Hermosillo, Mexico shared CC by pmoroni
I was little surprised to find that yesterday was the hottest day ever recorded in Vancouver. In no small part because the record temperature rang in at only 33.8 degrees C (92.8 F): warm, no question, but a normal summer day where I grew up in Saskatoon.
It put me to mind of my first day flying to my new job in Hermosillo, Mexico eleven years ago. In a sense, a job that marked my introduction into the field of education technology. I boarded a plane on a pleasant July day in Vancouver, changing planes in Phoenix. I could feel an unfamiliar intense heat coming through the walls of the airport concourses of Sky Harbor, and I knew I had entered a wild new climactic experience. A couple hours later I landed in Hermosillo. I was at something of a low point back then, career-wise, so when this opportunity came my way I was determined to make the best of it. But when I felt that blast furnace hit my face walking out of the airport I went a little weak at the knees, wondering what the hell I had just done. The number I remember bandied about as the temperature high that day was 48.5 degrees (119.3 F). Which would mean, if this particular edit of Wikipedia is correct (other data in the entry indicate records as high as 55 degrees), that I arrived in Hermosillo as it was achieving its own record high. That was a revelatory drive into town, tires were exploding just from contact on the sticky asphalt.
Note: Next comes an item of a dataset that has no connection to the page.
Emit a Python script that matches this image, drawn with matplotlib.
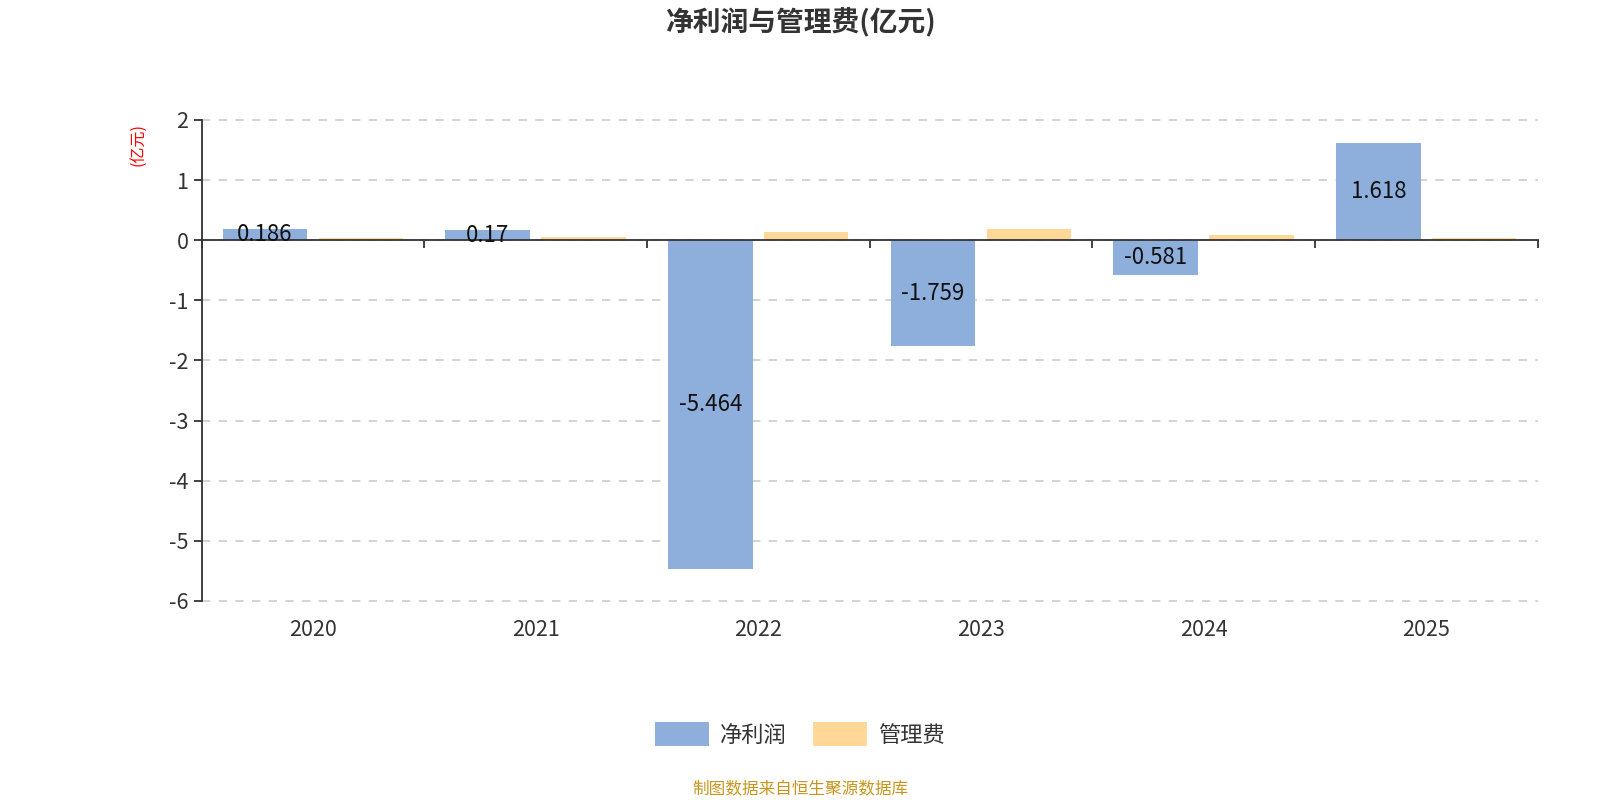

The city doesn’t have the best set-up for its climate. The ubiquity of concrete and pavement just intensifies the sensation, and most houses are made of cinder-blocks, which means homes heat up like brick ovens and don’t really cool off at night. My first house had one loud but ineffective A/C rack in a back bedroom, so there really was no escaping the heat, all you could do was sit in a shady spot outside drinking Tecate cans served up in bags of crushed ice and feel your brain melt into the sand.
That all said, I have nothing but fond memories of Hermosillo, la ciudad de mas macho. Fun people, fantastic cheap carne asada taco stands seemingly on every corner, ranchera and banda music blaring loudly from cars, storefronts and houses. Every observation seemed charged with near-hallucinatory intensity. On a day like today, I even find myself wondering what 48 degrees would feel like…
Love these reminiscences. We’ve been hearing lots of grumbling about unbearable heat from Vancouver friends, but it’s been hard to be sympathetic, as it’s been mid-to-high 30s here all week. 33 would feel like a break.